THE PROBLEM – Print the lines of the listing below verbatim from its first line through the line bearing "Chart.register(...registerables);". Any pictures are to be omitted.

[begin INPUT]

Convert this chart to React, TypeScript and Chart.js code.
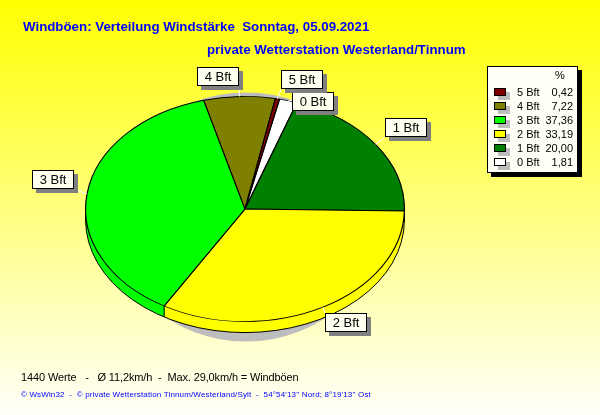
import React, { useEffect, useRef } from "react";
import { Chart, registerables } from "chart.js";

Chart.register(...registerables);

const categories = ["0 Bft", "1 Bft", "2 Bft", "3 Bft", "4 Bft", "5 Bft"];
const percentages = [1.81, 20.0, 33.19, 37.36, 7.22, 0.42];
const sliceColors = ["#ffffff", "#008000", "#ffff00", "#00ff00", "#808000", "#800000"];
const titleLine1 = "Windböen: Verteilung Windstärke  Sonntag, 05.09.2021";
const titleLine2 = "private Wetterstation Westerland/Tinnum";
const statsLine = "1440 Werte   -   Ø 11,2km/h  -  Max. 29,0km/h = Windböen";
const creditLine = "© WsWin32  -  © private Wetterstation Tinnum/Westerland/Sylt  -  54°54'13'' Nord; 8°19'13'' Ost";

const SQUASH = 113 / 160;
const DEPTH = 11;
const LABEL_BOXES: Record<string, [number, number]> = {
  "0 Bft": [292, 92],
  "1 Bft": [385, 118],
  "2 Bft": [325, 313],
  "3 Bft": [32, 170],
  "4 Bft": [197, 67],
  "5 Bft": [281, 70],
};

const ellipse3d = {
  id: "ellipse3d",
  beforeDraw(chart: any) {
    const { ctx, width, height } = chart;
    const g = ctx.createLinearGradient(0, 0, 0, height);
    g.addColorStop(0, "#ffff00");
    g.addColorStop(1, "#fffffa");
    ctx.save();
    ctx.fillStyle = g;
    ctx.fillRect(0, 0, width, height);
    ctx.restore();
  },
  beforeDatasetsDraw(chart: any) {
    const { ctx } = chart;
    const arcs = chart.getDatasetMeta(0).data;
    const { x, y, outerRadius: r } = arcs[0];
    const ry = r * SQUASH;
    ctx.save();
    // soft grey shadow behind the pie
    ctx.fillStyle = "#bdbdbd";
    ctx.beginPath();
    ctx.ellipse(x + 1, y + 8, r - 24, ry + 12, 0, 0, Math.PI * 2);
    ctx.fill();
    // side wall
    for (let d = DEPTH; d >= 1; d--) {
      arcs.forEach((a: any, i: number) => {
        ctx.fillStyle = sliceColors[i];
        ctx.beginPath();
        ctx.moveTo(x, y + d);
        ctx.ellipse(x, y + d, r, ry, 0, a.startAngle, a.endAngle);
        ctx.closePath();
        ctx.fill();
      });
    }
    ctx.strokeStyle = "#000";
    ctx.lineWidth = 1;
    ctx.beginPath();
    ctx.ellipse(x, y + DEPTH, r, ry, 0, 0, Math.PI);
    ctx.stroke();
    arcs.forEach((a: any) => {
      const c = Math.cos(a.startAngle);
      const s = Math.sin(a.startAngle);
      if (s > 0) {
        ctx.beginPath();
        ctx.moveTo(x + r * c, y + ry * s);
        ctx.lineTo(x + r * c, y + ry * s + DEPTH);
        ctx.stroke();
      }
    });
    ctx.beginPath();
    ctx.moveTo(x - r, y);
    ctx.lineTo(x - r, y + DEPTH);
    ctx.moveTo(x + r, y);
    ctx.lineTo(x + r, y + DEPTH);
    ctx.stroke();
    ctx.restore();
  },
  beforeDatasetDraw(chart: any) {
    const { ctx } = chart;
    const { x, y } = chart.getDatasetMeta(0).data[0];
    ctx.save();
    ctx.translate(x, y);
    ctx.scale(1, SQUASH);
    ctx.translate(-x, -y);
  },
  afterDatasetDraw(chart: any) {
    chart.ctx.restore();
  },
  afterDatasetsDraw(chart: any) {
    const { ctx } = chart;
    const arcs = chart.getDatasetMeta(0).data;
    const { x, y, outerRadius: r } = arcs[0];
    const ry = r * SQUASH;
    ctx.save();

    // slice labels
    categories.forEach((name, i) => {
      const [bx, by] = LABEL_BOXES[name];
      const w = 42;
      const h = 19;
      const mid = (arcs[i].startAngle + arcs[i].endAngle) / 2;
      const px = x + r * Math.cos(mid);
      const py = y + ry * Math.sin(mid);
      ctx.strokeStyle = "#ffffff";
      ctx.lineWidth = 1;
      ctx.beginPath();
      ctx.moveTo(px, py);
      ctx.lineTo(Math.min(Math.max(px, bx), bx + w), Math.min(Math.max(py, by), by + h));
      ctx.stroke();
      ctx.fillStyle = "#808080";
      ctx.fillRect(bx + 4, by + 4, w, h);
      ctx.fillStyle = "#fffff0";
      ctx.fillRect(bx, by, w, h);
      ctx.strokeStyle = "#000";
      ctx.strokeRect(bx + 0.5, by + 0.5, w - 1, h - 1);
      ctx.fillStyle = "#000";
      ctx.font = '13px "Liberation Sans"';
      ctx.textAlign = "center";
      ctx.textBaseline = "middle";
      ctx.fillText(name, bx + w / 2, by + h / 2 + 1);
    });

    // legend
    ctx.fillStyle = "#000";
    ctx.fillRect(491, 70, 91, 107);
    ctx.fillStyle = "#fffff5";
    ctx.fillRect(487, 66, 91, 107);
    ctx.strokeStyle = "#000";
    ctx.strokeRect(487.5, 66.5, 90, 106);
    ctx.font = '11px "Liberation Sans"';
    ctx.textBaseline = "middle";
    ctx.fillStyle = "#000";
    ctx.textAlign = "center";
    ctx.fillText("%", 560, 76);
    for (let row = 0; row < categories.length; row++) {
      const i = categories.length - 1 - row;
      const cy = 92 + row * 14;
      ctx.fillStyle = "#bdbdbd";
      ctx.fillRect(498, cy, 12, 8);
      ctx.fillStyle = sliceColors[i];
      ctx.fillRect(494, cy - 4, 12, 8);
      ctx.strokeStyle = "#000";
      ctx.strokeRect(494.5, cy - 3.5, 11, 7);
      ctx.fillStyle = "#000";
      ctx.textAlign = "left";
      ctx.fillText(categories[i], 517, cy + 0.5);
      ctx.textAlign = "right";
      ctx.fillText(percentages[i].toFixed(2).replace(".", ","), 573, cy + 0.5);
    }

    // titles and footer
    ctx.textAlign = "left";
    ctx.textBaseline = "alphabetic";
    ctx.fillStyle = "#0000ff";
    ctx.font = 'bold 13.3px "Liberation Sans"';
    ctx.fillText(titleLine1, 23, 31);
    ctx.fillText(titleLine2, 207, 54);
    ctx.fillStyle = "#000";
    ctx.font = '11px "Liberation Sans"';
    (ctx as any).letterSpacing = "-0.13px";
    ctx.fillText(statsLine, 21, 381);
    (ctx as any).letterSpacing = "0px";
    ctx.fillStyle = "#0000ff";
    ctx.font = '8px "Liberation Sans"';
    (ctx as any).letterSpacing = "0.14px";
    ctx.fillText(creditLine, 21, 397);
    (ctx as any).letterSpacing = "0px";
    ctx.restore();
  },
};

export default function App() {
  const ref = useRef<HTMLCanvasElement>(null);
  useEffect(() => {
    document.body.style.margin = "0";
    const chart = new Chart(ref.current!, {
      type: "pie",
      data: {
        labels: categories,
        datasets: [
          {
            data: percentages,
            backgroundColor: sliceColors,
            borderColor: "#000000",
            borderWidth: 1.2,
            clip: false,
          } as any,
        ],
      },
      options: {
        animation: false,
        responsive: false,
        devicePixelRatio: 1,
        rotation: 12.5,
        layout: { padding: { left: 85, right: 195, top: 49, bottom: 46 } },
        plugins: { legend: { display: false }, tooltip: { enabled: false }, title: { display: false } },
      },
      plugins: [ellipse3d],
    });
    return () => chart.destroy();
  }, []);
  return (
    <div style={{ width: 600, height: 415 }}>
      <canvas ref={ref} width={600} height={415} style={{ display: "block" }} />
    </div>
  );
}
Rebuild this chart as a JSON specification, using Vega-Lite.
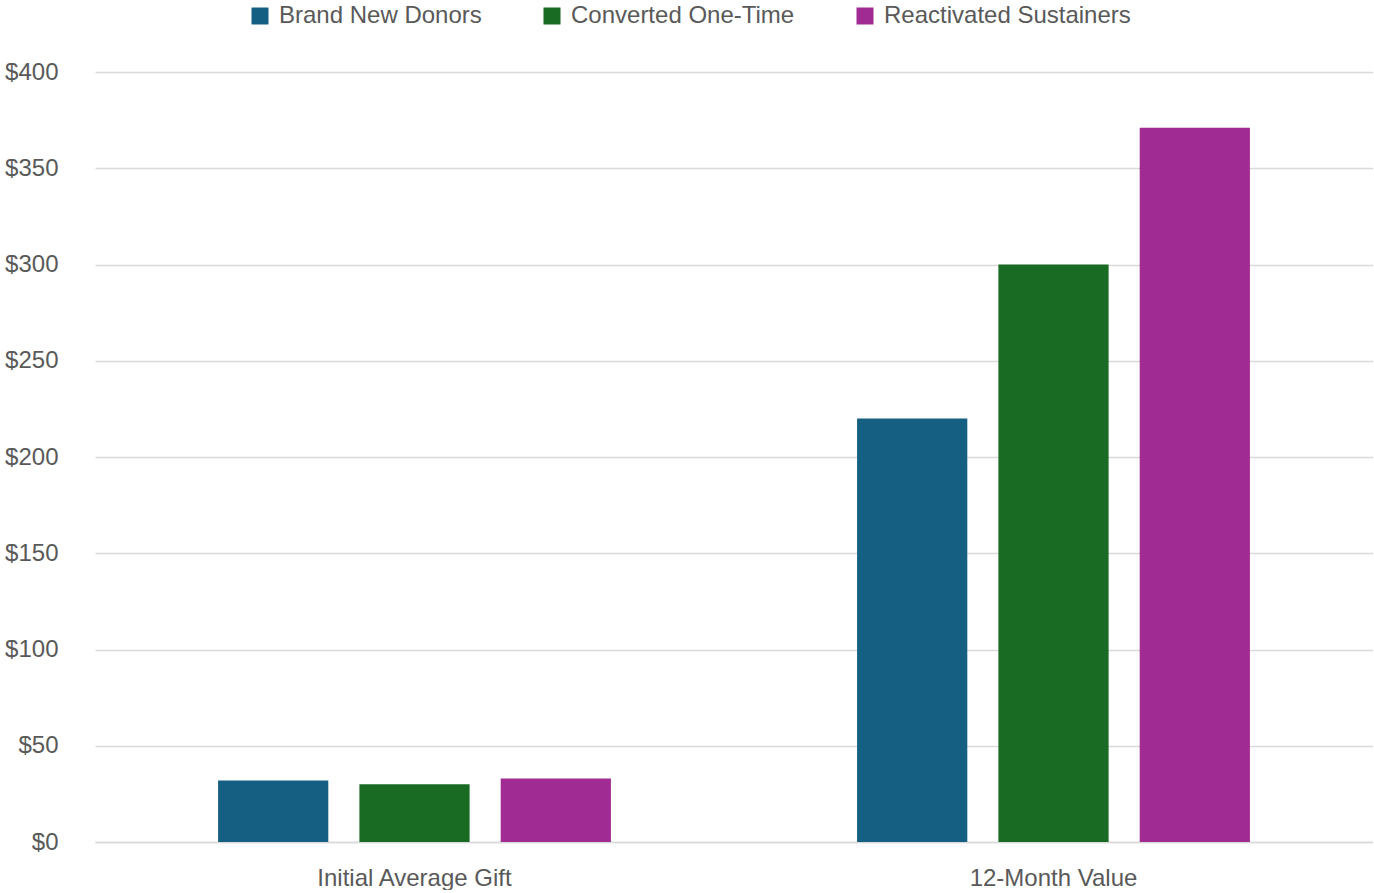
{
  "$schema": "https://vega.github.io/schema/vega-lite/v6.json",
  "width": 1278,
  "height": 770,
  "padding": {"left": 4, "top": 4, "right": 0, "bottom": 0},
  "autosize": {"type": "pad"},
  "background": "white",
  "config": {
    "view": {"stroke": null},
    "font": "Liberation Sans",
    "axis": {"labelFont": "Liberation Sans", "labelColor": "#595959", "labelFontSize": 24, "labelLimit": 0},
    "legend": {"labelFont": "Liberation Sans", "labelColor": "#595959", "labelFontSize": 24, "labelLimit": 0}
  },
  "data": {
    "values": [
      {"category": "Initial Average Gift", "group": "Brand New Donors", "value": 32},
      {"category": "Initial Average Gift", "group": "Converted One-Time", "value": 30},
      {"category": "Initial Average Gift", "group": "Reactivated Sustainers", "value": 33},
      {"category": "12-Month Value", "group": "Brand New Donors", "value": 220},
      {"category": "12-Month Value", "group": "Converted One-Time", "value": 300},
      {"category": "12-Month Value", "group": "Reactivated Sustainers", "value": 371}
    ]
  },
  "mark": {"type": "bar"},
  "encoding": {
    "x": {
      "field": "category",
      "type": "nominal",
      "sort": ["Initial Average Gift", "12-Month Value"],
      "scale": {"paddingInner": 0, "paddingOuter": 0},
      "axis": {
        "title": null,
        "labelAngle": 0,
        "ticks": false,
        "domainColor": "#d9d9d9",
        "domainWidth": 1.5,
        "labelPadding": 24
      }
    },
    "xOffset": {
      "field": "group",
      "type": "nominal",
      "sort": ["Brand New Donors", "Converted One-Time", "Reactivated Sustainers"],
      "scale": {"paddingInner": 0.22, "paddingOuter": 0.871}
    },
    "y": {
      "field": "value",
      "type": "quantitative",
      "scale": {"domain": [0, 400], "nice": false},
      "axis": {
        "title": null,
        "values": [0, 50, 100, 150, 200, 250, 300, 350, 400],
        "format": "$,.0f",
        "domain": false,
        "ticks": false,
        "labelPadding": 37,
        "gridColor": "#d9d9d9",
        "gridWidth": 1.5
      }
    },
    "color": {
      "field": "group",
      "type": "nominal",
      "sort": ["Brand New Donors", "Converted One-Time", "Reactivated Sustainers"],
      "scale": {"range": ["#156082", "#196B24", "#A02B93"]},
      "legend": {
        "title": null,
        "orient": "none",
        "direction": "horizontal",
        "legendX": 153,
        "legendY": -68,
        "symbolType": "square",
        "symbolSize": 289,
        "symbolStrokeWidth": 0,
        "labelOffset": 7,
        "columnPadding": 58
      }
    }
  }
}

[end INPUT]

TASK OUTPUT –
Convert this chart to React, TypeScript and Chart.js code.
import React, { useEffect, useRef } from "react";
import { Chart, registerables } from "chart.js";

Chart.register(...registerables);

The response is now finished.